**Task directions:**
Please transcribe the records precisely; pictures stay out of your copy.

**Supplied records:**
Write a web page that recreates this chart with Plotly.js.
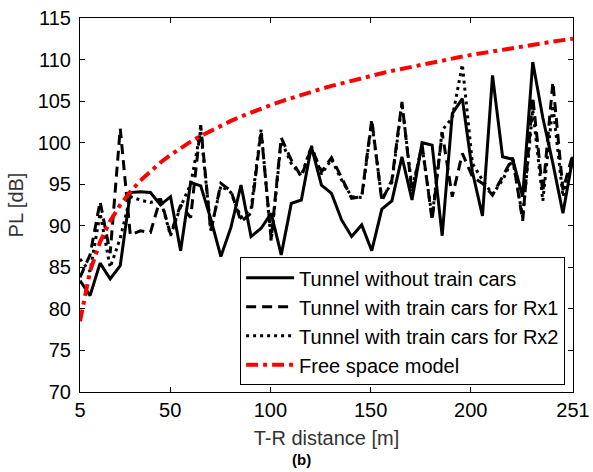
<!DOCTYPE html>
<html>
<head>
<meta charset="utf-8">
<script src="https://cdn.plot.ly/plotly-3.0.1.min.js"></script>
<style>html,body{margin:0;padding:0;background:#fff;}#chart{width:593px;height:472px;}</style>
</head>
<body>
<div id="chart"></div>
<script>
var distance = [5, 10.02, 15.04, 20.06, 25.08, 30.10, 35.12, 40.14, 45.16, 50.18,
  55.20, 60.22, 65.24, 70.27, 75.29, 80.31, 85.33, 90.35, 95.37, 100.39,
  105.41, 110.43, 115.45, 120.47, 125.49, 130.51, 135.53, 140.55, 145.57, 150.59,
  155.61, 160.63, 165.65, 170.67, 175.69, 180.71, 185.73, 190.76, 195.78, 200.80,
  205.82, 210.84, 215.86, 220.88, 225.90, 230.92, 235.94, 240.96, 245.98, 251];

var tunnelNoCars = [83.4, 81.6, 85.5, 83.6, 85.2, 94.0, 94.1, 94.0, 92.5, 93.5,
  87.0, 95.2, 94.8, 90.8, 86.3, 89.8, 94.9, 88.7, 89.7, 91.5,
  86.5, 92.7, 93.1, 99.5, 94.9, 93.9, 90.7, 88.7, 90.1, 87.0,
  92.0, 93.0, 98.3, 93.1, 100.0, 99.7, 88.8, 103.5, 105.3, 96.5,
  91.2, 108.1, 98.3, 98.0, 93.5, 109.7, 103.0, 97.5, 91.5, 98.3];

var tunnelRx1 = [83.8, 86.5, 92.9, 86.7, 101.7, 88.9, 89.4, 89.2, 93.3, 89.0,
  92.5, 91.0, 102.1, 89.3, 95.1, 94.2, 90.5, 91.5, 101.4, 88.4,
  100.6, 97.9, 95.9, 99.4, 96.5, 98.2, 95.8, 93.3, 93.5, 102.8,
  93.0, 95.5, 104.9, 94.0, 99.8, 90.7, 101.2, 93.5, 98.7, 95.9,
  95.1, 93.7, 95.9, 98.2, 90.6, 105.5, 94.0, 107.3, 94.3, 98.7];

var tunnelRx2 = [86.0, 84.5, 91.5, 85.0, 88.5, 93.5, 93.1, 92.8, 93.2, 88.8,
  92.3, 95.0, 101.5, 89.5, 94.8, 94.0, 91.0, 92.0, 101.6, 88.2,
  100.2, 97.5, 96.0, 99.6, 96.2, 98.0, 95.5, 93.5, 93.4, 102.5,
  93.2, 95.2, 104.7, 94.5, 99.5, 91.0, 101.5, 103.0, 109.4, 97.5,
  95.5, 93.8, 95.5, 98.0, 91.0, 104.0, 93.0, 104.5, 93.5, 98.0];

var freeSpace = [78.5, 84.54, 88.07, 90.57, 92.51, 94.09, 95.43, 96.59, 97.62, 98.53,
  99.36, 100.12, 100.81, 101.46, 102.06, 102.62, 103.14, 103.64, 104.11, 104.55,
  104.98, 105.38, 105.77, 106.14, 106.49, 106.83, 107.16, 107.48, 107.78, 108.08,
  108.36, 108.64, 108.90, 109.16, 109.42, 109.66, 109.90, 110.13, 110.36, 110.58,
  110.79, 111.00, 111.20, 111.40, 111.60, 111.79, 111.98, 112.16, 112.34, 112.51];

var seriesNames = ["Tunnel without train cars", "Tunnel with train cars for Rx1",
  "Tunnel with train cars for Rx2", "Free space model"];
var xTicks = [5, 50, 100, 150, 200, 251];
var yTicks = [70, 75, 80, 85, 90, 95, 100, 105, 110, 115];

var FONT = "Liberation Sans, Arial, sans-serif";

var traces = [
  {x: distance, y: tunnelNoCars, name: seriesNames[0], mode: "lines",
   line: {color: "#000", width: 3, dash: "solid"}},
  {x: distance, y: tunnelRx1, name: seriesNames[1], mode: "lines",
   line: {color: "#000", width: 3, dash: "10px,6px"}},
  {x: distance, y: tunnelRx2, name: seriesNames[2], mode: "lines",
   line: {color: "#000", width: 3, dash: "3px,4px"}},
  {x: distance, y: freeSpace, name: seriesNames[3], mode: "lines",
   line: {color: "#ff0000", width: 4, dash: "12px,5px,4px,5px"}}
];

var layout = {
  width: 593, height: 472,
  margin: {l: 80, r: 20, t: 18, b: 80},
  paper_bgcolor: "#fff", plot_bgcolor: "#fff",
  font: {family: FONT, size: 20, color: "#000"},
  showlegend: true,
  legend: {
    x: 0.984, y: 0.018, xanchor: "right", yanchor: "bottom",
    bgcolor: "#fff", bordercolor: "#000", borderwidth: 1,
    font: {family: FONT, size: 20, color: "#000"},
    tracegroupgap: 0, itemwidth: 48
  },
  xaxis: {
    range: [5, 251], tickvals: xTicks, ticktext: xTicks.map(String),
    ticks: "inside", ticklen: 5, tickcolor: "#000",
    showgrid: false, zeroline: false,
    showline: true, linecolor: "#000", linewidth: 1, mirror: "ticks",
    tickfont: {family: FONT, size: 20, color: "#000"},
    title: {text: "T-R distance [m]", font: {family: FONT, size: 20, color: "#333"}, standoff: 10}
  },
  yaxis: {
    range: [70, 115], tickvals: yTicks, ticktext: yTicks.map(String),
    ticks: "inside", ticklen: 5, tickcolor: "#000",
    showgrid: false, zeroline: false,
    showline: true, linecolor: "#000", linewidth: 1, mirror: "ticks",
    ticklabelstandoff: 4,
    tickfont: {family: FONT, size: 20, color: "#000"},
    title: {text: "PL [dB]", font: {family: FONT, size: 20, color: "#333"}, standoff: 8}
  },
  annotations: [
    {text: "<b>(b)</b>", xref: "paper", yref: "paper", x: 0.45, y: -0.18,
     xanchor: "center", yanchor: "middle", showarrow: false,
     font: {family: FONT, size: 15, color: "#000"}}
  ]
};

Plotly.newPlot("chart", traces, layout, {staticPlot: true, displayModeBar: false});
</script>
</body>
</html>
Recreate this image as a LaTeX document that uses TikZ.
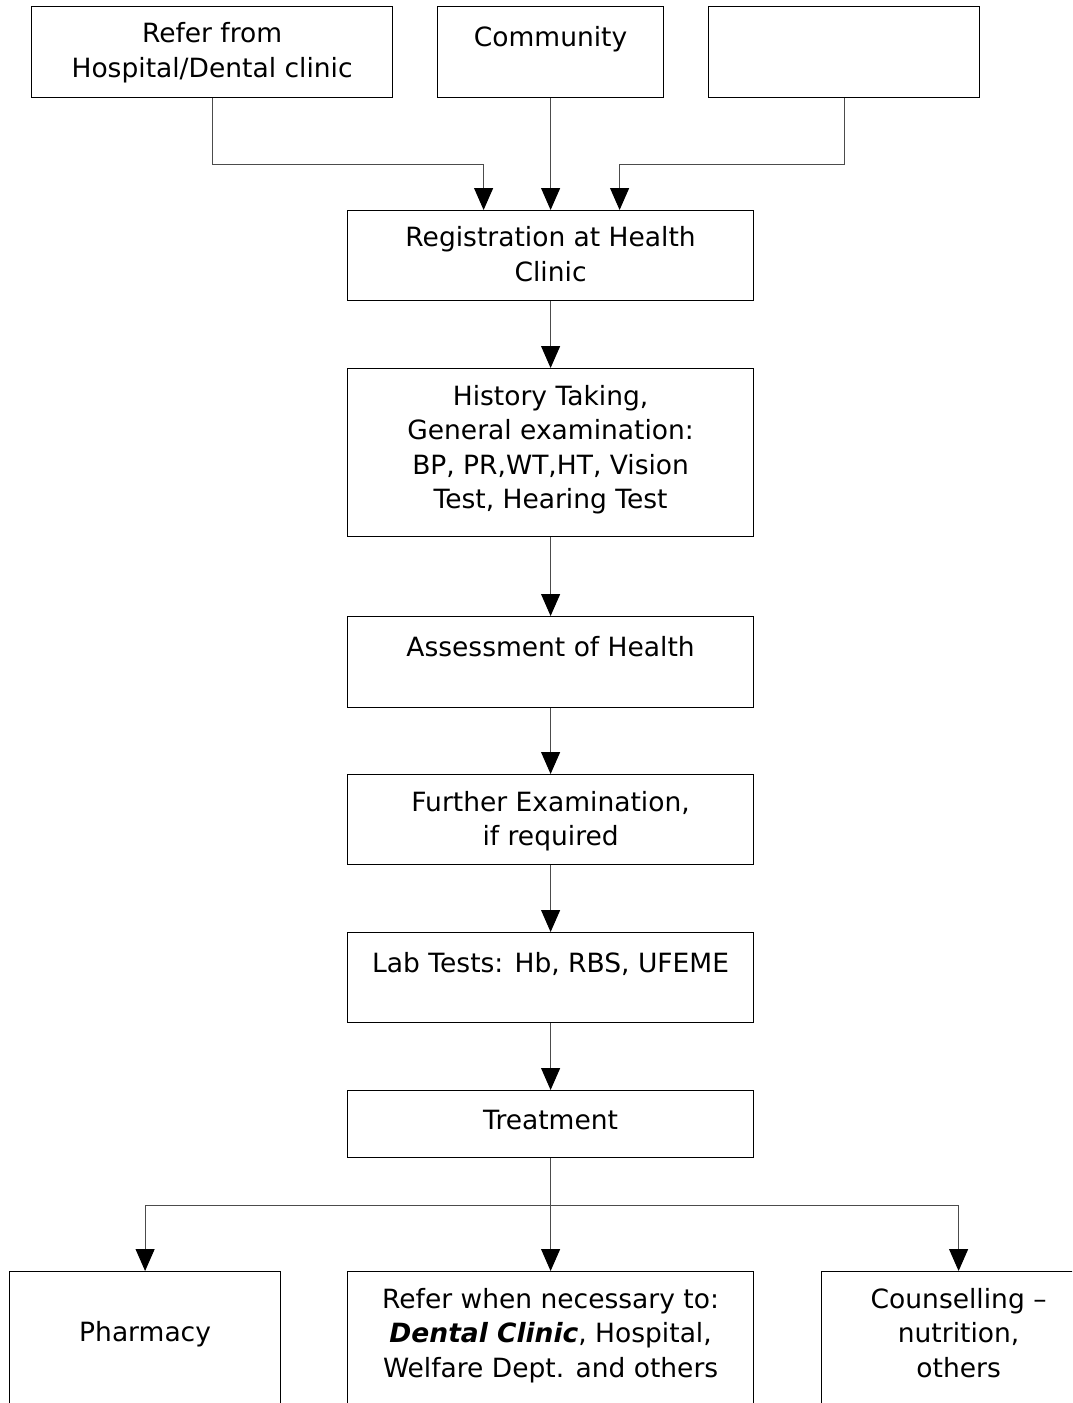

**Worked answer:**
Write a web page that recreates this chart with Plotly.js.
<!DOCTYPE html>
<html>
<head>
<meta charset="utf-8">
<script src="https://cdn.plot.ly/plotly-3.0.1.min.js"></script>
<style>html,body{margin:0;padding:0;background:#fff;}#chart{width:593px;height:472px;}</style>
</head>
<body>
<div id="chart"></div>
<script>
var distance = [5, 10.02, 15.04, 20.06, 25.08, 30.10, 35.12, 40.14, 45.16, 50.18,
  55.20, 60.22, 65.24, 70.27, 75.29, 80.31, 85.33, 90.35, 95.37, 100.39,
  105.41, 110.43, 115.45, 120.47, 125.49, 130.51, 135.53, 140.55, 145.57, 150.59,
  155.61, 160.63, 165.65, 170.67, 175.69, 180.71, 185.73, 190.76, 195.78, 200.80,
  205.82, 210.84, 215.86, 220.88, 225.90, 230.92, 235.94, 240.96, 245.98, 251];

var tunnelNoCars = [83.4, 81.6, 85.5, 83.6, 85.2, 94.0, 94.1, 94.0, 92.5, 93.5,
  87.0, 95.2, 94.8, 90.8, 86.3, 89.8, 94.9, 88.7, 89.7, 91.5,
  86.5, 92.7, 93.1, 99.5, 94.9, 93.9, 90.7, 88.7, 90.1, 87.0,
  92.0, 93.0, 98.3, 93.1, 100.0, 99.7, 88.8, 103.5, 105.3, 96.5,
  91.2, 108.1, 98.3, 98.0, 93.5, 109.7, 103.0, 97.5, 91.5, 98.3];

var tunnelRx1 = [83.8, 86.5, 92.9, 86.7, 101.7, 88.9, 89.4, 89.2, 93.3, 89.0,
  92.5, 91.0, 102.1, 89.3, 95.1, 94.2, 90.5, 91.5, 101.4, 88.4,
  100.6, 97.9, 95.9, 99.4, 96.5, 98.2, 95.8, 93.3, 93.5, 102.8,
  93.0, 95.5, 104.9, 94.0, 99.8, 90.7, 101.2, 93.5, 98.7, 95.9,
  95.1, 93.7, 95.9, 98.2, 90.6, 105.5, 94.0, 107.3, 94.3, 98.7];

var tunnelRx2 = [86.0, 84.5, 91.5, 85.0, 88.5, 93.5, 93.1, 92.8, 93.2, 88.8,
  92.3, 95.0, 101.5, 89.5, 94.8, 94.0, 91.0, 92.0, 101.6, 88.2,
  100.2, 97.5, 96.0, 99.6, 96.2, 98.0, 95.5, 93.5, 93.4, 102.5,
  93.2, 95.2, 104.7, 94.5, 99.5, 91.0, 101.5, 103.0, 109.4, 97.5,
  95.5, 93.8, 95.5, 98.0, 91.0, 104.0, 93.0, 104.5, 93.5, 98.0];

var freeSpace = [78.5, 84.54, 88.07, 90.57, 92.51, 94.09, 95.43, 96.59, 97.62, 98.53,
  99.36, 100.12, 100.81, 101.46, 102.06, 102.62, 103.14, 103.64, 104.11, 104.55,
  104.98, 105.38, 105.77, 106.14, 106.49, 106.83, 107.16, 107.48, 107.78, 108.08,
  108.36, 108.64, 108.90, 109.16, 109.42, 109.66, 109.90, 110.13, 110.36, 110.58,
  110.79, 111.00, 111.20, 111.40, 111.60, 111.79, 111.98, 112.16, 112.34, 112.51];

var seriesNames = ["Tunnel without train cars", "Tunnel with train cars for Rx1",
  "Tunnel with train cars for Rx2", "Free space model"];
var xTicks = [5, 50, 100, 150, 200, 251];
var yTicks = [70, 75, 80, 85, 90, 95, 100, 105, 110, 115];

var FONT = "Liberation Sans, Arial, sans-serif";

var traces = [
  {x: distance, y: tunnelNoCars, name: seriesNames[0], mode: "lines",
   line: {color: "#000", width: 3, dash: "solid"}},
  {x: distance, y: tunnelRx1, name: seriesNames[1], mode: "lines",
   line: {color: "#000", width: 3, dash: "10px,6px"}},
  {x: distance, y: tunnelRx2, name: seriesNames[2], mode: "lines",
   line: {color: "#000", width: 3, dash: "3px,4px"}},
  {x: distance, y: freeSpace, name: seriesNames[3], mode: "lines",
   line: {color: "#ff0000", width: 4, dash: "12px,5px,4px,5px"}}
];

var layout = {
  width: 593, height: 472,
  margin: {l: 80, r: 20, t: 18, b: 80},
  paper_bgcolor: "#fff", plot_bgcolor: "#fff",
  font: {family: FONT, size: 20, color: "#000"},
  showlegend: true,
  legend: {
    x: 0.984, y: 0.018, xanchor: "right", yanchor: "bottom",
    bgcolor: "#fff", bordercolor: "#000", borderwidth: 1,
    font: {family: FONT, size: 20, color: "#000"},
    tracegroupgap: 0, itemwidth: 48
  },
  xaxis: {
    range: [5, 251], tickvals: xTicks, ticktext: xTicks.map(String),
    ticks: "inside", ticklen: 5, tickcolor: "#000",
    showgrid: false, zeroline: false,
    showline: true, linecolor: "#000", linewidth: 1, mirror: "ticks",
    tickfont: {family: FONT, size: 20, color: "#000"},
    title: {text: "T-R distance [m]", font: {family: FONT, size: 20, color: "#333"}, standoff: 10}
  },
  yaxis: {
    range: [70, 115], tickvals: yTicks, ticktext: yTicks.map(String),
    ticks: "inside", ticklen: 5, tickcolor: "#000",
    showgrid: false, zeroline: false,
    showline: true, linecolor: "#000", linewidth: 1, mirror: "ticks",
    ticklabelstandoff: 4,
    tickfont: {family: FONT, size: 20, color: "#000"},
    title: {text: "PL [dB]", font: {family: FONT, size: 20, color: "#333"}, standoff: 8}
  },
  annotations: [
    {text: "<b>(b)</b>", xref: "paper", yref: "paper", x: 0.45, y: -0.18,
     xanchor: "center", yanchor: "middle", showarrow: false,
     font: {family: FONT, size: 15, color: "#000"}}
  ]
};

Plotly.newPlot("chart", traces, layout, {staticPlot: true, displayModeBar: false});
</script>
</body>
</html>
Recreate this image as a LaTeX document that uses TikZ.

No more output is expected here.